Sophomore netminder Mike Zacharias entered the game in place of Tormey and was burned for three goals on seven shots in the remaining minutes of the second period.

Minnesota took a two-goal lead on Goligoski’s power-play goal, but was unable to stave off a Minnesota State offense that out-shot the Gophers 20-8 in the third period and overtime, scoring a pair of goals in the third to get the tie.

Jutting said the explanation is simple: The Mavericks stayed at even strength in the third.

“We were out of the box,” he said. “We played the whole second period in the penalty box.”

Minnesota’s visibly upset locker room had a different take on the collapse.

“That’s either our second or third two-goal lead in the third period we’ve given up at home,” Goligoski said. “That’s unacceptable in your home arena.”

Saturday night’s game lacked the constant firepower that lit up the scoreboard the night before.

Minnesota earned the 2-1 victory with a game-winning score by freshman center Kyle Okposo 9:30 into the first period.

Okposo said after three goals were netted in the first 10 minutes, he didn’t expect his score to be the game-winner.

The rest of the game was a cluster of minor penalties, unsuccessful power plays and lights-out goaltending.

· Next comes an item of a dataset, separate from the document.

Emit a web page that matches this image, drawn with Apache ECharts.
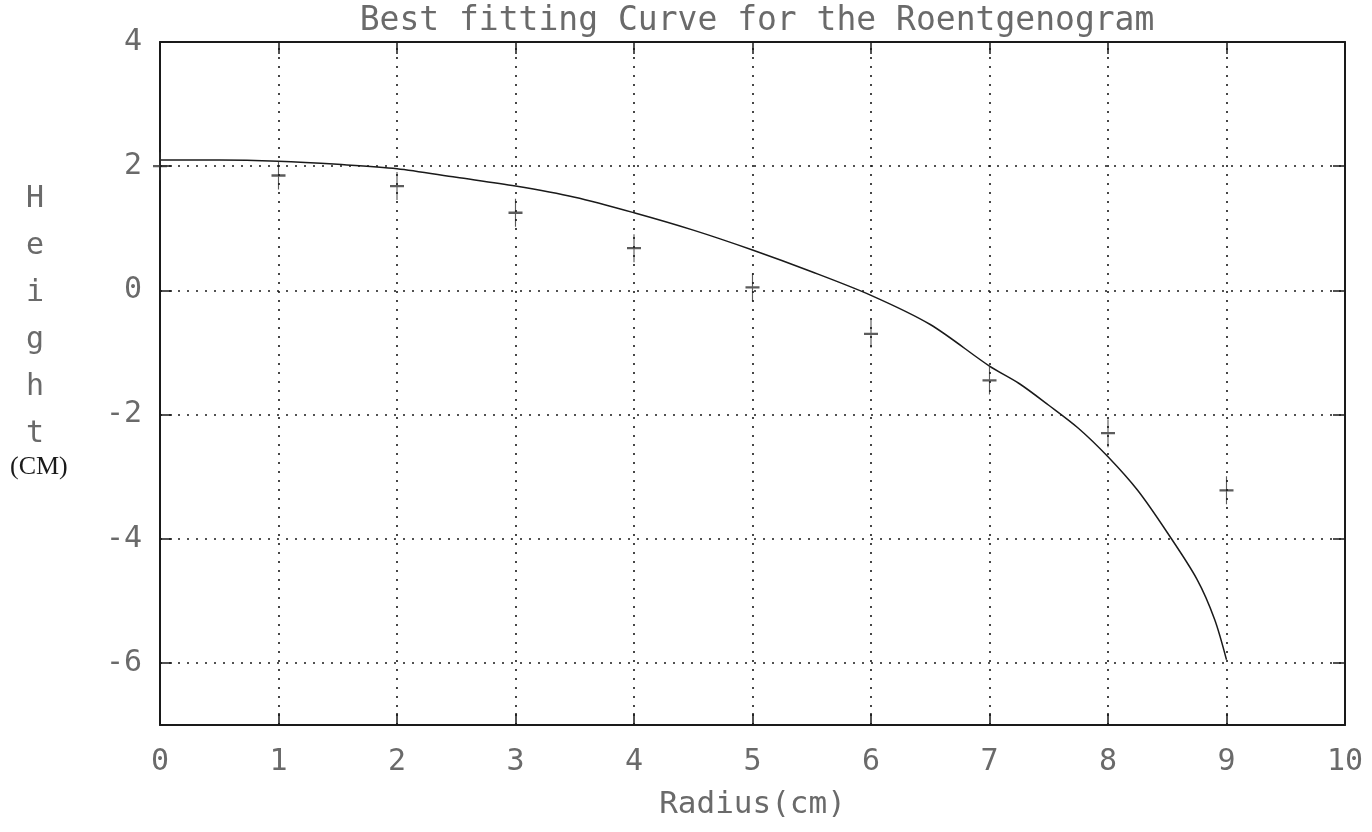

Senior goaltender Kellen Briggs started both games of the series for the first time all season, and after giving up a goal to senior forward Kurtis Kisio on the first shot he faced, he had 28 straight saves on the night.

“I thought Kellen played very well tonight,” Jutting said. “If you stop 28 of 29, your team’s gonna win.”

Lucia said his netminder’s play not only was the catalyst to the win, but it also was the reason for the Mavericks’ 0-for-9 showing on the power play.

“The penalty-killers did a very good job, led by our goaltender,” Lucia said. “Your goaltender has to be your best penalty-killer and he was tonight.”

Lucia said while the Gophers labored to get one win and one tie, there is no hanging heads about earning three points.

“You find ways to win and you keep putting points in the bank,” Lucia said. “They’ll come in handy at the end of the year.”

Hirsch, Frazee sit

Senior forward Tyler Hirsch missed both games this weekend, while sophomore goalie Jeff Frazee was also benched for his usual Saturday start.

The moves were an apparent statement from coach Don Lucia that working hard in practice will dictate who plays on Friday and Saturday.

In regard to Hirsch, Lucia said after Friday’s game it was a matter of properly preparing.

“We felt that based on practice this week, the 12 forwards who deserved to play, played,” Lucia said.

As for Frazee, Lucia said the demeanor of Briggs helped in the decision.

“Kellen’s working hard and Jeff is doing a great job, but the way (Frazee) was working Monday through Thursday just wasn’t up to standard,” Lucia said. “Kellen is a senior and he wants to play every night so I went back to him (Saturday).”

Lucia said having a good week of practice might allow him to put Hirsch and Frazee back into the lineup, but he said such lessons will be enforced throughout the season.

“We’re going to be on top of that from start to finish,” he said. “It’s not fair to a guy who’s working hard and has a great attitude to allow a guy who doesn’t want to work in a given week to be rewarded with playing time.”